Intervention de Sophie Ferry-Bouillon

Mission commune d'information Répression infractions sexuelles sur mineurs — Réunion du 13 mars 2019 à 14:5
Audition de mmes sophie ferry-bouillon avocate au barreau de nancy élue dominique attias ancienne vice-bâtonnière du barreau de paris et josine bitton membre du groupe « mineurs » du conseil national des barreaux

Sophie Ferry-Bouillon, avocate au barreau de Nancy, élue au Conseil national des barreaux :

C'est frappant de constater que les infractions sexuelles ont principalement pour cadre le milieu familial. Enfin, c'est ce que nous disent les statistiques. Est-ce un reflet fidèle de la réalité ? C'est tout l'enjeu du travail que vous avez entrepris : savoir révéler ce qui est caché.

Dernièrement, la conjonction de la montée de l'individualisme dans nos sociétés et de la désacralisation des institutions a conduit à une libération de la parole. Le législateur que vous êtes doit accompagner ce mouvement pour faciliter cette libération et l'accueil de cette parole.

Vous nous demandez si l'arsenal juridique est suffisant. Toute la profession s'accorde à dire qu'il l'est. Il existe des mesures de protection en amont et en aval. En amont, je vise les obligations de signalement, qui renvoient au secret professionnel, que j'aborderai plus loin. Il y a aussi le temps de l'enquête, avec le contrôle judiciaire et les interdictions éventuels, pour protéger les mineurs.

En aval, il y a bien sûr les textes répressifs, qui nous paraissent très complets.

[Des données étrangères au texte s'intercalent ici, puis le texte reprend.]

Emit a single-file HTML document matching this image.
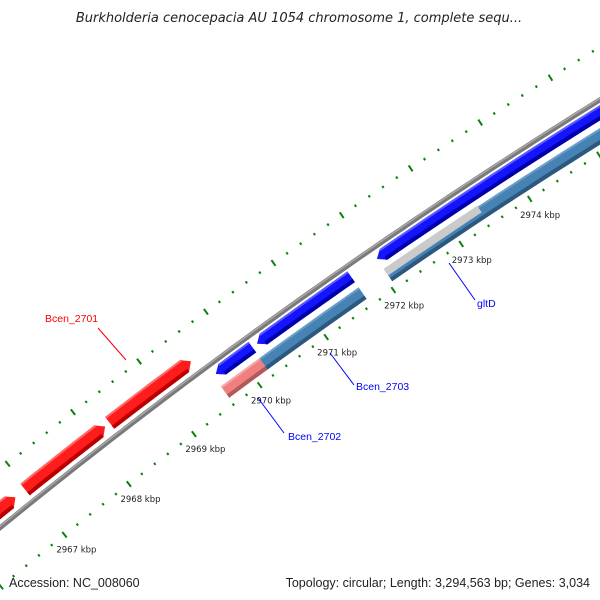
<!DOCTYPE html>
<html><head><meta charset="utf-8"><style>
body{margin:0;background:#fff;}
svg{display:block;font-family:"Liberation Sans",sans-serif;}
</style></head><body>
<svg id="map" width="600" height="600" viewBox="0 0 600 600">
<rect width="600" height="600" fill="#fff"/>
<g id="rings"></g>
<text x="299" y="22" text-anchor="middle" font-size="13" font-style="italic" fill="#222" style="font-family:'DejaVu Sans',sans-serif">Burkholderia cenocepacia AU 1054 chromosome 1, complete sequ...</text>
<text x="9" y="587" font-size="12.5" fill="#222">Accession: NC_008060</text>
<text x="590" y="587" text-anchor="end" font-size="12.5" fill="#222">Topology: circular; Length: 3,294,563 bp; Genes: 3,034</text>
</svg>
<script>
// data
const featStart = [2960.0, 2966.97, 2968.27, 2969.65, 2970.27, 2972.05, 2969.61, 2970.19, 2972.05, 2972.05];
const featEnd   = [2966.82, 2968.20, 2969.50, 2970.20, 2971.67, 2980.0, 2970.19, 2971.67, 2980.0, 2973.42];
const featRing  = ["rev","rev","rev","fwd","fwd","fwd","in","in","in","in2"];
const featColor = ["red","red","red","blue","blue","blue","pink","steel","steel","grey"];
const featNames = ["feature-2700","bcen-2701-feature","bcen-2701b-feature","feature-blue-a","bcen-2703-feature","gltd-feature","bcen-2702-feature","bcen-2703b-feature","gltd-b-feature","grey-feature"];
const tickStartKbp = 2960, tickEndKbp = 2985;
const tickLabelKbp = [2967,2968,2969,2970,2971,2972,2973,2974];
const geneLabels = ["Bcen_2701","Bcen_2702","Bcen_2703","gltD"];
const geneLabelKbp = [2968.9, 2970.0, 2971.0, 2972.5];
const geneLabelColor = ["#f00","#00f","#00f","#00f"];

const CX=3643, CY=5001;
const R_GREY=5769, R_OUT=5814, R_IN=5723;
const ringR = {rev:5783, fwd:5758, in:5738, in2:5742};
const ringW = {rev:15, fwd:13, in:14, in2:8};
const palette = {
  red:["#ff1c1c","#ff6a6a","#b80000"],
  blue:["#1414ff","#5a5aff","#0000a8"],
  pink:["#f08080","#f6a8a8","#b05a5a"],
  steel:["#4682b4","#6a9fcc","#2c587e"],
  grey:["#cacaca","#e4e4e4","#a0a0a0"]
};
const NS="http://www.w3.org/2000/svg";
const g=document.getElementById('rings');
function ang(k){return (233.76+(k-2970)*0.821)*Math.PI/180;}
function pt(r,k){const a=ang(k);return [CX+r*Math.cos(a),CY+r*Math.sin(a)];}
function arcPts(r,k1,k2){const n=Math.max(2,Math.ceil(Math.abs(k2-k1)*6));const p=[];for(let i=0;i<=n;i++){p.push(pt(r,k1+(k2-k1)*i/n));}return p;}
function poly(points,fill,name){
  const e=document.createElementNS(NS,'polygon');
  e.setAttribute('points',points.map(p=>p[0].toFixed(1)+','+p[1].toFixed(1)).join(' '));
  e.setAttribute('fill',fill);
  
  
  g.appendChild(e);return e;
}
function band(r,w,k1,k2,fill,name,arrow){
  const ak=8/r*180/Math.PI/0.821;
  let b1=k1,b2=k2;
  if(arrow==='start')b1=k1+ak;
  if(arrow==='end')b2=k2-ak;
  const outer=arcPts(r+w/2,b1,b2), inner=arcPts(r-w/2,b2,b1);
  let pts=outer.slice();
  if(arrow==='end')pts.push(pt(r,k2));
  pts=pts.concat(inner);
  if(arrow==='start')pts.push(pt(r,k1));
  return poly(pts,fill,name);
}
function arcPath(r,w,col,name){
  const p=arcPts(r,2955,2990);
  const e=document.createElementNS(NS,'polyline');
  e.setAttribute('points',p.map(q=>q[0].toFixed(1)+','+q[1].toFixed(1)).join(' '));
  e.setAttribute('fill','none');e.setAttribute('stroke',col);e.setAttribute('stroke-width',w);
  
  
  g.appendChild(e);
}
arcPath(R_GREY,5,'#7a7a7a','backbone');
arcPath(R_GREY+1.2,1.5,'#a8a8a8','backbone-highlight');
for(let i=0;i<featStart.length;i++){
  const ring=featRing[i], r=ringR[ring], w=ringW[ring], c=palette[featColor[i]];
  const arrow = ring==='rev'?'end':(ring==='fwd'?'start':null);
  band(r,w,featStart[i],featEnd[i],c[0],featNames[i],arrow);
  if(ring!=='in2'){
    band(r-w/2+2,4,featStart[i]+(arrow==='start'?0.09:0),featEnd[i]-(arrow==='end'?0.09:0),c[2],featNames[i]+'-shade',null);
    band(r+w/2-1,2,featStart[i]+(arrow==='start'?0.09:0),featEnd[i]-(arrow==='end'?0.09:0),c[1],featNames[i]+'-highlight',null);
  }
}
function tick(r,k,len,name){
  const a=pt(r-len/2,k), b=pt(r+len/2,k);
  const e=document.createElementNS(NS,'line');
  e.setAttribute('x1',a[0]);e.setAttribute('y1',a[1]);e.setAttribute('x2',b[0]);e.setAttribute('y2',b[1]);
  e.setAttribute('stroke','#0a820a');e.setAttribute('stroke-width',2);
  
  
  g.appendChild(e);
}
for(let i=0;i<=(tickEndKbp-tickStartKbp)*5;i++){
  const k=tickStartKbp+i*0.2, major=(i%5===0);
  tick(R_IN,k,major?7:2.5,major?'inner-major-tick':'inner-minor-tick');
  tick(R_OUT,k,major?7:2.5,major?'outer-major-tick':'outer-minor-tick');
}
for(const k of tickLabelKbp){
  const p=pt(R_IN-19,k);
  const t=document.createElementNS(NS,'text');
  t.setAttribute('x',p[0].toFixed(1));t.setAttribute('y',(p[1]+3).toFixed(1));
  t.setAttribute('text-anchor','middle');t.setAttribute('font-size','8.5');t.setAttribute('fill','#222');
  t.setAttribute('style',"font-family:'DejaVu Sans',sans-serif");
  t.textContent=k+' kbp';
  
  
  g.appendChild(t);
}
const lbl=[
  {from:[126,360],to:[98,328],tx:45,ty:322},
  {from:[258,398],to:[284,433],tx:288,ty:440},
  {from:[330,353],to:[354,385],tx:356,ty:390},
  {from:[449,263],to:[475,300],tx:477,ty:307}
];
for(let i=0;i<geneLabels.length;i++){
  const L=lbl[i];
  const ln=document.createElementNS(NS,'line');
  ln.setAttribute('x1',L.from[0]);ln.setAttribute('y1',L.from[1]);ln.setAttribute('x2',L.to[0]);ln.setAttribute('y2',L.to[1]);
  ln.setAttribute('stroke',geneLabelColor[i]);ln.setAttribute('stroke-width',1);
  
  
  g.appendChild(ln);
  const t=document.createElementNS(NS,'text');
  t.setAttribute('x',L.tx);t.setAttribute('y',L.ty);t.setAttribute('font-size','10.5');t.setAttribute('fill',geneLabelColor[i]);
  t.textContent=geneLabels[i];
  
  
  g.appendChild(t);
}
</script>
</body></html>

En revanche, ce qui nous inquiète, c'est le chiffre de 70 % de classements sans suite, ce qui renvoie au manque de moyens, humains et financiers. Quand un mineur porte plainte contre un autre mineur dans un cadre institutionnel, on se contente souvent du « parole contre parole » pour abandonner les poursuites, car on n'a pas les moyens d'enquêter de manière plus approfondie, par exemple dans l'entourage des mis en cause. C'est trop compliqué, trop périlleux. Ce faisant, on laisse peut-être d'autres victimes sur le bord du chemin et on laisse planer un risque sur la société.

Sur la prescription, la tendance est à l'allongement des délais. C'est peut-être insuffisant, mais nous sommes confrontés à des impératifs constitutionnels. Par ailleurs, il faut avoir en tête que le procès n'est pas la solution à tout. Il peut être très violent et contribuer à fragiliser davantage une victime.

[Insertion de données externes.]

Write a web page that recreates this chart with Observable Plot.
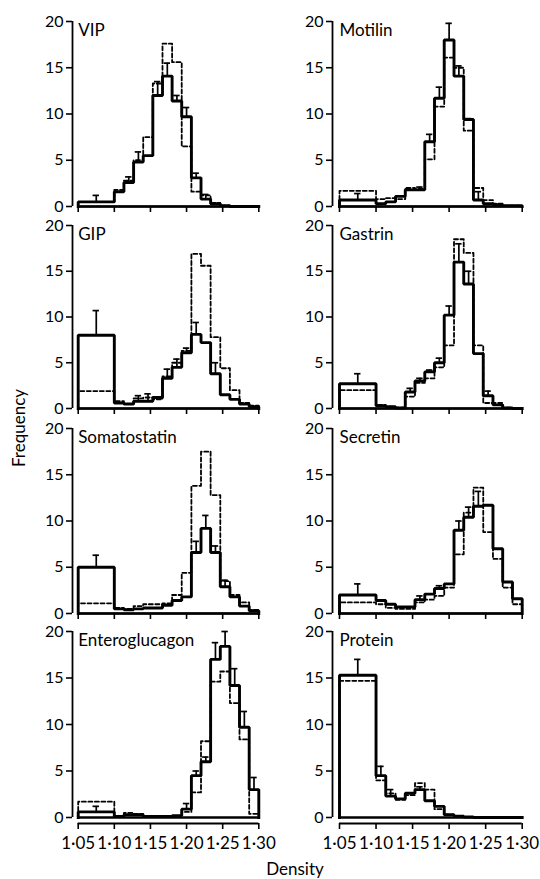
<!DOCTYPE html>
<html><head><meta charset="utf-8">
<script src="https://cdn.jsdelivr.net/npm/d3@7"></script>
<script src="https://cdn.jsdelivr.net/npm/@observablehq/plot@0.6"></script>
<style>
body{margin:0;background:#fff;}
#fig{position:relative;width:540px;height:879px;font-family:Lato,"DejaVu Sans",sans-serif;color:#000;overflow:hidden;background:#fff;}
.panel{position:absolute;}
.lab{position:absolute;font-size:17px;white-space:nowrap;line-height:20px;}
</style></head><body><div id="fig"></div>
<script>
// Bin edges of the density gradient fractions (first fraction is 1.05-1.10)
const binEdges = [1.05, 1.10, 1.1133, 1.1267, 1.14, 1.1533, 1.1667, 1.18, 1.1933, 1.2067, 1.22, 1.2333, 1.2467, 1.26, 1.2733, 1.2867, 1.30];
const xTicks = [1.05, 1.10, 1.15, 1.20, 1.25, 1.30];
const yTicks = [0, 5, 10, 15, 20];
const panelNames = ["VIP", "Motilin", "GIP", "Gastrin", "Somatostatin", "Secretin", "Enteroglucagon", "Protein"];
const xTitle = "Density";
const yTitle = "Frequency";

const vipSolid   = [0.5, 1.6, 2.6, 4.8, 5.5, 12.0, 14.1, 11.4, 9.7, 3.1, 0.8, 0.3, 0.1, 0, 0, 0];
const vipDashed  = [0.5, 1.8, 2.8, 5.0, 7.5, 13.3, 17.6, 15.6, 6.5, 1.6, 1.2, 0.4, 0.1, 0, 0, 0];
const vipError   = [1.2, null, 3.2, 5.9, null, 13.5, 15.5, 12.0, 10.7, 3.6, 1.3, null, null, null, null, null];

const motilinSolid  = [0.7, 0.3, 0.5, 1.1, 1.8, 1.8, 7.0, 11.7, 18.0, 14.1, 9.4, 0.7, 0.3, 0.2, 0.1, 0.1];
const motilinDashed = [1.7, 0.8, 0.9, 0.8, 2.0, 1.9, 5.1, 10.8, 16.1, 15.0, 8.2, 2.0, 0.7, 0.3, 0.1, 0.1];
const motilinError  = [1.4, null, null, null, null, 2.1, 7.8, 12.9, 19.8, 15.2, 9.5, 1.6, null, null, null, null];

const gipSolid  = [8.0, 0.6, 0.5, 0.8, 0.8, 1.2, 3.3, 4.5, 6.1, 8.1, 7.2, 3.8, 1.5, 1.0, 0.5, 0.2];
const gipDashed = [1.9, 0.8, 0.5, 1.1, 1.2, 1.0, 3.5, 5.0, 6.3, 16.9, 15.6, 7.8, 4.4, 2.0, 0.6, 0.3];
const gipError  = [10.7, null, null, 1.4, 1.6, null, 4.3, 5.4, 6.6, 9.4, null, 5.0, null, null, null, null];

const gastrinSolid  = [2.7, 0.3, 0.2, 0.05, 1.8, 3.0, 4.0, 5.0, 10.2, 16.0, 13.6, 6.0, 1.4, 0.4, 0.05, 0];
const gastrinDashed = [2.0, 0.4, 0.2, 0.1, 1.3, 2.8, 3.3, 4.5, 6.9, 18.5, 17.0, 6.9, 0.6, 0.6, 0.1, 0];
const gastrinError  = [3.8, null, null, null, 2.2, 3.3, 4.2, 5.5, 11.2, 18.0, 15.0, null, 1.9, null, null, null];

const somatostatinSolid  = [5.0, 0.5, 0.4, 0.5, 0.6, 0.6, 0.9, 1.4, 1.8, 6.6, 9.2, 6.6, 2.9, 1.8, 0.8, 0.3];
const somatostatinDashed = [1.1, 0.6, 0.5, 0.8, 1.0, 1.0, 1.1, 2.0, 4.4, 13.8, 17.5, 12.8, 3.5, 2.0, 1.2, 0.4];
const somatostatinError  = [6.3, null, null, null, null, null, null, null, null, 7.8, 10.6, 7.3, 3.6, null, null, null];

const secretinSolid  = [2.0, 1.4, 1.0, 0.7, 0.7, 1.5, 2.1, 2.7, 3.2, 9.0, 10.4, 11.6, 11.7, 7.0, 3.4, 1.6];
const secretinDashed = [1.2, 1.0, 0.6, 0.5, 0.5, 1.2, 1.5, 1.9, 2.8, 6.4, 10.9, 13.6, 8.8, 5.9, 2.8, 1.0];
const secretinError  = [3.2, null, null, null, null, 1.9, null, 3.0, null, 10.0, 11.5, 13.2, null, null, null, null];

const enteroglucagonSolid  = [0.6, 0.1, 0.3, 0.3, 0.1, 0.1, 0.1, 0.2, 0.9, 4.5, 6.0, 17.0, 18.4, 14.2, 9.7, 3.0];
const enteroglucagonDashed = [1.7, 0.1, 0.5, 0.4, 0.1, 0.1, 0.1, 0.1, 0.6, 2.7, 8.2, 14.6, 15.7, 12.3, 8.4, 0.4];
const enteroglucagonError  = [1.2, null, null, null, null, null, null, null, 1.5, 5.0, 6.5, 18.8, 20.0, 16.0, 11.4, 4.3];

const proteinSolid  = [15.3, 4.5, 2.3, 2.0, 2.6, 3.0, 1.8, 1.2, 0.3, 0.15, 0.05, 0, 0, 0, 0, 0];
const proteinDashed = [14.7, 4.0, 2.6, 1.9, 2.4, 3.7, 3.0, 0.9, 0.3, 0.1, 0.05, 0, 0, 0, 0, 0];
const proteinError  = [17.0, 5.5, 3.0, null, null, 3.3, null, null, null, null, null, null, null, null, null, null];

const panels = [
  {solid: vipSolid, dashed: vipDashed, err: vipError},
  {solid: motilinSolid, dashed: motilinDashed, err: motilinError},
  {solid: gipSolid, dashed: gipDashed, err: gipError},
  {solid: gastrinSolid, dashed: gastrinDashed, err: gastrinError},
  {solid: somatostatinSolid, dashed: somatostatinDashed, err: somatostatinError},
  {solid: secretinSolid, dashed: secretinDashed, err: secretinError},
  {solid: enteroglucagonSolid, dashed: enteroglucagonDashed, err: enteroglucagonError},
  {solid: proteinSolid, dashed: proteinDashed, err: proteinError}
];

// layout (pixels)
const cols = [
  {left: 0, axis: 72, x0: 77.7, x1: 258.3},
  {left: 270, axis: 332, x0: 339, x1: 521.7}
];
const rows = [
  {top: 0, h: 216, y20: 21, y0: 206},
  {top: 216, h: 204, y20: 225, y0: 408},
  {top: 420, h: 202, y20: 428, y0: 613},
  {top: 622, h: 257, y20: 631, y0: 817, axis: 823}
];

function stepPoints(vals) {
  const pts = [{x: binEdges[0], y: 0}];
  vals.forEach((v, i) => { pts.push({x: binEdges[i], y: v}); pts.push({x: binEdges[i + 1], y: v}); });
  pts.push({x: binEdges[binEdges.length - 1], y: 0});
  return pts;
}
const fmt = d => d.toFixed(2).replace(".", "\u00b7");
const fig = document.getElementById("fig");

panels.forEach((p, k) => {
  const c = cols[k % 2], r = rows[Math.floor(k / 2)];
  const bottomRow = Math.floor(k / 2) === 3;
  const pxPerX = (c.x1 - c.x0) / (1.30 - 1.05);
  const xmin = 1.05 - (c.x0 - c.axis) / pxPerX;
  const pxPerY = (r.y0 - r.y20) / 20;
  const axisPx = r.axis ?? r.y0;
  const ymin = -(axisPx - r.y0) / pxPerY;
  const errData = p.err.map((e, i) => e == null ? null : {
    xc: (binEdges[i] + binEdges[i + 1]) / 2, lo: p.solid[i], hi: e
  }).filter(d => d);
  const cap = 3.2 / pxPerX;
  const plot = Plot.plot({
    width: 270, height: r.h,
    marginLeft: c.axis - c.left,
    marginRight: 270 - (c.x1 - c.left),
    marginTop: r.y20 - r.top,
    marginBottom: r.h - (axisPx - r.top),
    x: {domain: [xmin, 1.30]},
    y: {domain: [ymin, 20]},
    style: {background: "transparent", fontFamily: "Lato, 'DejaVu Sans', sans-serif", fontSize: "17px", color: "#000", overflow: "visible"},
    marks: [
      Plot.ruleY([0], {x1: 1.05, x2: 1.30, stroke: "#000", strokeWidth: 2.6}),
      Plot.line(stepPoints(p.solid), {x: "x", y: "y", stroke: "#000", strokeWidth: 2.9, strokeLinejoin: "miter", strokeLinecap: "square"}),
      Plot.line(stepPoints(p.dashed), {x: "x", y: "y", stroke: "#000", strokeWidth: 1.8, strokeDasharray: "4,2.5"}),
      Plot.ruleX(errData, {x: "xc", y1: "lo", y2: "hi", stroke: "#000", strokeWidth: 1.7}),
      Plot.ruleY(errData, {y: "hi", x1: d => d.xc - cap, x2: d => d.xc + cap, stroke: "#000", strokeWidth: 1.7}),
      Plot.ruleX([xmin], {y1: 0, y2: 20, stroke: "#000", strokeWidth: 1.8}),
      Plot.axisY({ticks: yTicks, tickSize: 6, tickPadding: 3, label: null, fontSize: 16, strokeWidth: 1.6}),
      Plot.ruleY([ymin], {x1: 1.05, x2: 1.30, stroke: "#000", strokeWidth: 1.8}),
      Plot.axisX({ticks: xTicks, tickSize: 6, tickPadding: 7, label: null, fontSize: 17, strokeWidth: 1.6,
                  tickFormat: bottomRow ? fmt : () => ""}),
      Plot.text([panelNames[k]], {x: 1.05, y: 20, text: d => d, textAnchor: "start", lineAnchor: "top", dy: 2, fontSize: 17})
    ]
  });
  plot.classList.add("panel");
  plot.style.left = c.left + "px";
  plot.style.top = r.top + "px";
  fig.appendChild(plot);
});

const xl = document.createElement("div");
xl.className = "lab"; xl.textContent = xTitle;
xl.style.left = "295px"; xl.style.top = "859px"; xl.style.transform = "translateX(-50%)";
fig.appendChild(xl);
const yl = document.createElement("div");
yl.className = "lab"; yl.textContent = yTitle;
yl.style.left = "19px"; yl.style.top = "428px"; yl.style.transform = "translate(-50%,-50%) rotate(-90deg)";
fig.appendChild(yl);
</script></body></html>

Le recueil de la parole de l'enfant, en revanche, est insatisfaisant. Nous avons des professionnels, qui, même avec la meilleure volonté du monde, ne sont pas formés à recueillir la parole de l'enfant. Il y a de surcroît des inégalités de traitement selon les juridictions, les territoires où cette parole sera recueillie. C'est notamment beaucoup plus compliqué en milieu rural.

Je suis sidérée de voir des mineurs se rendre seuls dans des commissariats de police. Un accompagnement par des avocats est parfois organisé dans certains parquets, mais c'est loin d'être le cas partout.

Il faut une formation bien particulière pour savoir poser les bonnes questions à un mineur. Si on ne pose pas les bonnes, on n'aura pas les bonnes réponses. Tout se joue à ce stade. Cela peut être préjudiciable à un éventuel procès, mais également traumatisant pour l'enfant qui devra plusieurs fois répondre aux mêmes questions. L'enregistrement est un garde-fou, mais des problèmes peuvent toujours arriver à ce stade.

Sur le suivi sociojudiciaire et sur le suivi en détention, il y a, là aussi, un manque criant de moyens. Il y a trop peu de psychiatres en prison et le système se repose trop souvent sur les traitements médicamenteux. On peut donc s'interroger sur l'intérêt de l'injonction de soins.

Je conclus sur le problème de la conciliation entre obligation de signalement et secret professionnel. Ce dispositif juridique est très complexe et beaucoup d'obligations sont méconnues. D'abord, soyons clairs, le secret de la confession n'est absolument pas couvert par la loi sur le secret professionnel. C'est une loi canonique qui ne s'impose absolument pas dans notre ordre juridique. Ensuite, le secret professionnel peut être levé par certaines professions, notamment les médecins qui auraient à connaître de maltraitances sexuelles ou physiques envers des enfants. Mais c'est parfois difficile pour eux de se repérer dans ce maquis législatif. Une simplification serait peut-être salutaire. L'article 40, enfin, qui fait obligation aux fonctionnaires de dénoncer des infractions dont ils auraient connaissance dans leur activité, n'est pas suffisamment connu. La lourdeur de sa mise en oeuvre pose de surcroît question.